Former Deutsche Bank employees were recently quoted discussing multiple incidents in 2016 and 2017 where bank management rejected anti-money laundering advice involving accounts controlled by Trump and Kushner. Reporting further indicates that Deutsche Bank has systemic problems in monitoring and reporting suspicious activities as well as a “generally lax approach to money laundering laws.” This new information tracks prior findings from federal and state investigations into Deutsche Bank, which similarly found systemic problems with the bank’s commitment to anti-money laundering laws and regulations.
“Deutsche Bank’s careless attitude towards banking compliance laws and failure to police its accounts may now be impacting American government at the highest levels,” said CREW Executive Director Noah Bookbinder. “Questions about transactions between President Trump and foreign actors whose conduct seemingly warranted suspicious activity reports, potentially facilitated by Deutsche Bank, harms the public legitimacy of the institution of the presidency itself.”
Deutsche Bank’s possible violations of the Bank Secrecy Act and anti-money laundering laws and regulations included executives routinely rejecting critical anti-money laundering reports in apparent efforts to protect relationships with lucrative clients. In multiple instances, now-President Trump, as well as his companies and now-defunct foundation, conducted transactions that the bank’s anti-money laundering experts flagged as requiring suspicious activity reports.
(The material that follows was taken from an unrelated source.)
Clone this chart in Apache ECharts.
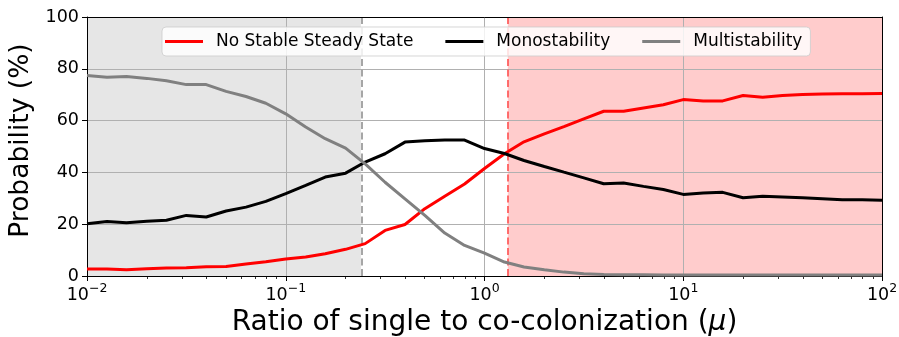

However, Deutsche Bank’s managers specifically refused to file the reports, and did not take the compliance advice seriously, leading employees to be under “the impression that the bank did not want to upset important clients.”
“Anti-money laundering laws provide critical protection against organized crime, terrorism and the corruption of our political institutions,” Bookbinder said. “It is vital that the FRB investigate whether Deutsche Bank is complying with their obligations under federal law and that they make their findings available to the American public.”